As white Christians in the United States often do, their historical examinations often focus on intricate matters of doctrinal difference. There is relatively little analysis of relevant historical figures acted in light of Christian ethics regarding love of neighbor and honoring the image of God.
Reading the histories of many Christian institutions is like reading a systematic theology textbook. There is a heavy emphasis on doctrinal beliefs without corresponding attention given to how the institution and its leaders actually lived out the faith.
This lack of attention to the ethical choices of white Christians is how you get an institutional history that lauds its southern roots without mentioning its support of slavery, racism, and white supremacy.
On the occasion of a southern seminary’s fortieth anniversary, a more helpful book would have been one recounting the many failings of its founders to address issues of racism and inequality(especially in Jackson, Mississippi!).
No one would begrudge a Christian institution thanking God for its longevity and chronicling its own history, but it does not honor God to pretend as if one of the most glaring shortcomings of the institution simply does not exist.
Yet I would not have even known how bad this institutional history was if I had not taken ownership of my own historical knowledge—a task we must all undertake.
As a young seminary student with only passing knowledge of U.S. racial history, I might have missed the bright red flags that this institutional history presents. I might not have known the coded language often used to present a more favorable retelling of events than the facts afford. I might have been blinded by the glare of a whitewashed past.
What is the history of your own institution? Who wrote it? What was their purpose? How candid is it? Have they downplayed issues of racism and injustice or even skipped over them altogether?
Just as no person has a perfect past, neither does any institution. This should not be a reason to avoid historic shortcomings, but to tell the truth about them and commit to positive change.
If we fail to tell the unvarnished truth about racism in any institution, then we consign ourselves to a future that will contain dreadful echoes of the past.
I appreciate that final question: Do we need the history of our institutions?
And then the implied second question: Do we need *all* the history?
We do like to imagine that the institutions that we've given our allegiance to are without fault. Perhaps there are slight problems with the past, of course, but they were either minor disagreements *or* "they were men of their times."
But I think it's good to look at our institutions and see all of what they are. They did not become what they are today by simply becoming established today. They have a past that can and should be examined.
I was raised Presbyterian, in a mix of both Southern and Northern Presbyterian churches on the West Coast where there wasn't so much of a definite line between the Masons and the Dixons. :) I definitely enjoyed both experiences, and I probably will never get away from my Reformed formation even though I am becoming more aligned with the ideas and theologies of the Anabaptists/Mennonites.
One thing that just floored me was reading a paper in my 50s that was published in the 1850s as a defense of enslavement by the Southern Presbyterian Church. (REPORT ON SLAVERY: Southern Presbyterian Review, 5.3 (January 1852) 380-394.) Here I was, unaware of anything about the past except some vague notions of John Knox and Geneva and the Book of Order. And I read the words of "respected" theologians from the American South proudly and defiantly proclaiming their divine authority to rule and use Black people because of the inherent superiority of the white man, especially the white male Christian.

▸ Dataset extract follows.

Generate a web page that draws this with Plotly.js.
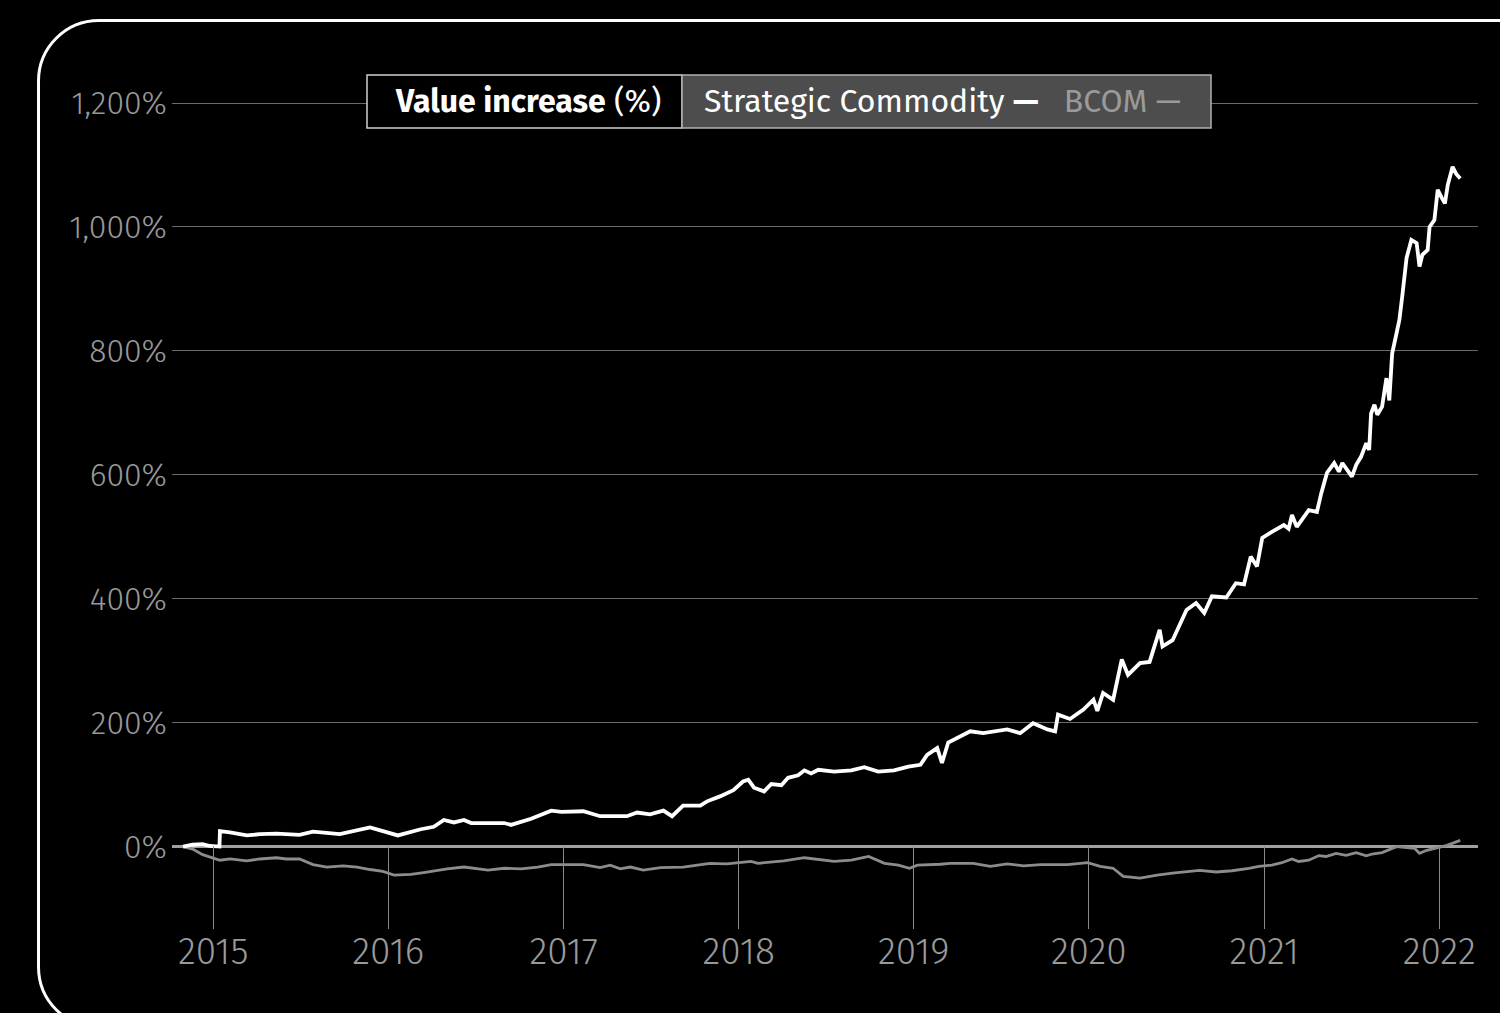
<!DOCTYPE html>
<html>
<head>
<meta charset="utf-8">
<script src="https://cdn.plot.ly/plotly-3.0.1.min.js"></script>
<style>
  html, body { margin:0; padding:0; background:#000; width:1500px; height:1013px; overflow:hidden; }
  #frame { position:absolute; left:37px; top:19px; width:1600px; height:1010px; border:3px solid #fff; border-radius:62px; box-sizing:border-box; }
  #chart { position:absolute; left:0; top:0; width:1500px; height:1013px; }
</style>
</head>
<body>
<div id="frame"></div>
<div id="chart"></div>
<script>
// ---- Data ----
const stratDates = [
"2014-10-30","2014-11-19","2014-12-10","2014-12-25","2015-01-14","2015-01-15","2015-02-05","2015-03-12","2015-04-08","2015-05-13",
"2015-06-30","2015-07-28","2015-09-22","2015-11-24","2015-12-21","2016-01-21","2016-03-09","2016-04-05","2016-04-26","2016-05-17",
"2016-06-07","2016-06-22","2016-08-30","2016-09-13","2016-10-25","2016-12-06","2016-12-27","2017-02-11","2017-03-18","2017-05-13",
"2017-06-03","2017-06-30","2017-07-28","2017-08-15","2017-09-07","2017-10-13","2017-10-27","2017-11-23","2017-12-21","2018-01-10",
"2018-01-21","2018-02-02","2018-02-23","2018-03-10","2018-03-31","2018-04-14","2018-05-05","2018-05-18","2018-06-01","2018-06-16",
"2018-07-19","2018-08-24","2018-09-20","2018-10-19","2018-11-21","2018-12-21","2019-01-15","2019-01-29","2019-02-19","2019-03-01",
"2019-03-14","2019-04-08","2019-04-29","2019-05-26","2019-07-15","2019-08-11","2019-09-07","2019-10-07","2019-10-23","2019-10-29",
"2019-11-23","2019-12-21","2020-01-11","2020-01-19","2020-01-31","2020-02-21","2020-03-10","2020-03-23","2020-04-17","2020-05-07",
"2020-05-28","2020-06-03","2020-06-24","2020-07-23","2020-08-12","2020-08-29","2020-09-14","2020-10-14","2020-11-03","2020-11-20",
"2020-12-04","2020-12-17","2020-12-28","2021-01-17","2021-02-11","2021-02-21","2021-02-28","2021-03-10","2021-04-04","2021-04-21",
"2021-04-30","2021-05-12","2021-05-27","2021-06-06","2021-06-13","2021-07-03","2021-07-12","2021-07-22","2021-08-02","2021-08-08",
"2021-08-12","2021-08-19","2021-08-25","2021-09-04","2021-09-13","2021-09-19","2021-09-25","2021-10-04","2021-10-10","2021-10-16",
"2021-10-25","2021-11-04","2021-11-15","2021-11-21","2021-11-27","2021-12-08","2021-12-12","2021-12-22","2021-12-29","2022-01-07",
"2022-01-13","2022-01-19","2022-01-29","2022-02-06","2022-02-14"];
const stratValues = [
0,3,4,1,0,25,23,18,20,21,
19,24,20,31,25,18,28,32,43,39,
43,38,38,35,45,58,56,57,49,49,
55,52,58,49,66,66,73,81,91,105,
108,95,89,101,99,111,115,123,118,124,
121,123,128,121,123,129,132,148,159,135,
168,178,186,183,189,183,199,189,186,213,
206,221,237,219,248,237,302,277,296,298,
350,323,333,382,393,377,404,402,425,423,
468,452,498,508,519,513,535,516,543,540,
570,603,619,605,619,597,616,629,651,640,
699,713,697,710,756,720,796,828,850,888,
950,979,974,936,955,963,1000,1011,1060,1046,
1038,1068,1097,1085,1078];

const bcomDates = [
"2014-10-30","2014-11-19","2014-12-10","2015-01-15","2015-02-05","2015-03-12","2015-04-08","2015-05-13","2015-06-03","2015-06-30",
"2015-07-28","2015-08-26","2015-09-29","2015-10-28","2015-11-24","2015-12-21","2016-01-13","2016-02-17","2016-03-15","2016-05-03",
"2016-06-07","2016-07-27","2016-08-30","2016-10-04","2016-11-08","2016-12-06","2017-01-15","2017-02-11","2017-03-18","2017-04-08",
"2017-04-29","2017-05-20","2017-06-16","2017-07-22","2017-09-07","2017-11-02","2017-12-07","2018-01-27","2018-02-10","2018-04-05",
"2018-05-18","2018-06-16","2018-07-19","2018-08-24","2018-09-29","2018-11-01","2018-11-30","2018-12-23","2019-01-09","2019-02-26",
"2019-03-18","2019-05-05","2019-06-10","2019-07-15","2019-08-18","2019-09-23","2019-11-18","2019-12-30","2020-01-25","2020-02-21",
"2020-03-13","2020-04-17","2020-05-23","2020-06-24","2020-08-19","2020-09-23","2020-10-26","2020-11-30","2020-12-21","2021-01-17",
"2021-02-07","2021-02-28","2021-03-14","2021-04-04","2021-04-25","2021-05-10","2021-05-31","2021-06-21","2021-07-12","2021-08-02",
"2021-08-14","2021-09-04","2021-10-04","2021-10-25","2021-11-11","2021-11-21","2021-12-06","2021-12-27","2022-01-17","2022-02-14"];
const bcomValues = [
0,-4,-13,-22,-20,-23,-20,-18,-20,-20,
-29,-33,-31,-33,-37,-40,-46,-45,-42,-36,
-33,-38,-35,-36,-33,-29,-29,-29,-34,-30,
-36,-33,-38,-34,-33,-27,-28,-24,-27,-23,
-18,-21,-24,-22,-16,-27,-30,-35,-30,-28.5,
-27,-27,-32,-28,-31,-29,-29,-26,-32,-35,
-48,-51,-46,-43,-38.5,-41,-39,-35,-32,-30,
-26,-20,-24,-22,-14.5,-16,-11,-14,-9.7,-15,
-12,-9.7,0,-1.6,-3,-11,-6,-2,2,10];

const yTickVals = [0,200,400,600,800,1000,1200];
const yTickText = ["0%","200%","400%","600%","800%","1,000%","1,200%"];
const xTickVals = ["2015-01-01","2016-01-01","2017-01-01","2018-01-01","2019-01-01","2020-01-01","2021-01-01","2022-01-01"];
const xTickText = ["2015","2016","2017","2018","2019","2020","2021","2022"];

// ---- Layout constants (pixels) ----
const W = 1500, H = 1013;
const mL = 172, mR = 22, mT = 60, mB = 83.5;
const plotW = W - mL - mR, plotH = H - mT - mB;
const px2paperX = p => (p - mL) / plotW;
const px2paperY = p => (H - mB - p) / plotH;

const FONT = "Fira Sans, Open Sans, Noto Sans, sans-serif";

const traces = [
  { x: bcomDates, y: bcomValues, type: "scatter", mode: "lines", name: "BCOM",
    line: { color: "#8c8c8c", width: 2.8 }, hoverinfo: "skip" },
  { x: stratDates, y: stratValues, type: "scatter", mode: "lines", name: "Strategic Commodity",
    line: { color: "#ffffff", width: 3.8 }, hoverinfo: "skip" }
];

const legTop = 75, legBot = 128, legL = 367, legMid = 682, legR = 1211;

const layout = {
  width: W, height: H,
  margin: { l: mL, r: mR, t: mT, b: mB, pad: 0 },
  paper_bgcolor: "rgba(0,0,0,0)",
  plot_bgcolor: "rgba(0,0,0,0)",
  showlegend: false,
  font: { family: FONT, color: "#999" },
  xaxis: {
    type: "date",
    range: ["2014-10-07", "2022-03-23"],
    tickvals: xTickVals, ticktext: xTickText,
    showgrid: false, zeroline: false, showline: false,
    ticks: "inside", ticklen: 83, tickwidth: 1, tickcolor: "#8a8a8a",
    ticklabelstandoff: -3,
    tickfont: { family: FONT, size: 37, color: "#999", weight: 300 }
  },
  yaxis: {
    range: [-133, 1269.4],
    tickvals: yTickVals, ticktext: yTickText,
    showgrid: true, gridcolor: "#6a6a6a", gridwidth: 1,
    zeroline: true, zerolinecolor: "#a0a0a0", zerolinewidth: 2.5,
    showline: false, ticks: "",
    ticklabelstandoff: 4,
    tickfont: { family: FONT, size: 32, color: "#999", weight: 300 }
  },
  shapes: [
    { type: "rect", xref: "paper", yref: "paper", layer: "above",
      x0: px2paperX(legL), x1: px2paperX(legMid), y0: px2paperY(legBot), y1: px2paperY(legTop),
      fillcolor: "#000", line: { color: "#d0d0d0", width: 1.5 } },
    { type: "rect", xref: "paper", yref: "paper", layer: "above",
      x0: px2paperX(legMid), x1: px2paperX(legR), y0: px2paperY(legBot), y1: px2paperY(legTop),
      fillcolor: "#4d4d4d", line: { color: "#b0b0b0", width: 1.5 } }
  ],
  annotations: [
    { xref: "paper", yref: "paper", x: px2paperX(393), y: px2paperY((legTop + legBot) / 2),
      xanchor: "left", yanchor: "middle", showarrow: false,
      text: "<b>Value increase</b> (%)", font: { family: FONT, size: 32, color: "#fff" } },
    { xref: "paper", yref: "paper", x: px2paperX(702), y: px2paperY((legTop + legBot) / 2),
      xanchor: "left", yanchor: "middle", showarrow: false,
      text: "Strategic Commodity <b>—</b>   <span style='color:#9a9a9a'>BCOM —</span>",
      font: { family: FONT, size: 32, color: "#fff" } }
  ]
};

Plotly.newPlot("chart", traces, layout, { staticPlot: true, displayModeBar: false });
</script>
</body>
</html>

I felt robbed and cheated by the church. I don't think that anyone in the congregation knew much about it. Perhaps the pastors did as part of their education and seminary work. But in all my memories of attending the Presbyterian church with all its intricate theologies and worship and even floor plans for the buildings, there was no mention of how it was that we were *American* Presbyterians and not, say, Scottish or Presbyterians (who have their own complicated past--see John Knox, for example).
Would I have stayed in the church had I known the past? Honestly, probably not. Even back then, before I comprehended the nature of American history and our long-term abuse of Black bodies, I knew enough about enslavement to realize it was a Bad Thing, and certainly a *defense* of it would have shocked me.
What's even more curious, though, is back then I *was* a student of my own denomination, and I read books about our past. And they simply didn't mention this feature of the past, whether it was the Northern or Southern Presbyterian church. Yes, they mentioned the split, but even that never pointed out the severity of the heresy proclaimed by the Southern Presbyterians. To me it came across more as an issue of polity.
Yes, I might have left the church back then. I can understand the reluctance of an institution to talk about its past honestly because of this reason, that the people voluntarily holding themselves within the boundaries of that institution might leave if they were to find out the sordid details of the past.
But -- how can a *church* that says Jesus is not only Lord but Truth shy away from the realities of their history?
I have a quote from Eric Foner saved and printed for my review: "This history we were taught could not have produced the present we were living in." I cannot understand this present unless I examine all of history. Creating a history of the church--of any institution--that leaves out the shameful parts leaves us ignorant and incapable of seeing how our choices today will affect our future tomorrows. We can't be faithful to our principles and substantive in our choices if we think that what we do won't echo throughout the generations to come.
Studying that past can help us see how short-term decisions and cloudy language can hide the truth of our terrible choices from ourselves as well as to see how easy it is to do the same today. We cannot unmake the past but we cannot build a better today if we will not speak the truth about our past.
It's too bad that the history of the Presbyterian Church that I learned doesn't match the history of what actually happened. That created history was the stuff of legends and heroes, of mythical better times and better men. The real history shows that there is no generation that does not justify its terrible choices, and perhaps that is the most important lesson that a true history can teach us.
Anyway, thanks again for prompting me to think about my own past, my own choices, my ignorance, and the satisfaction of knowing better so I can do better.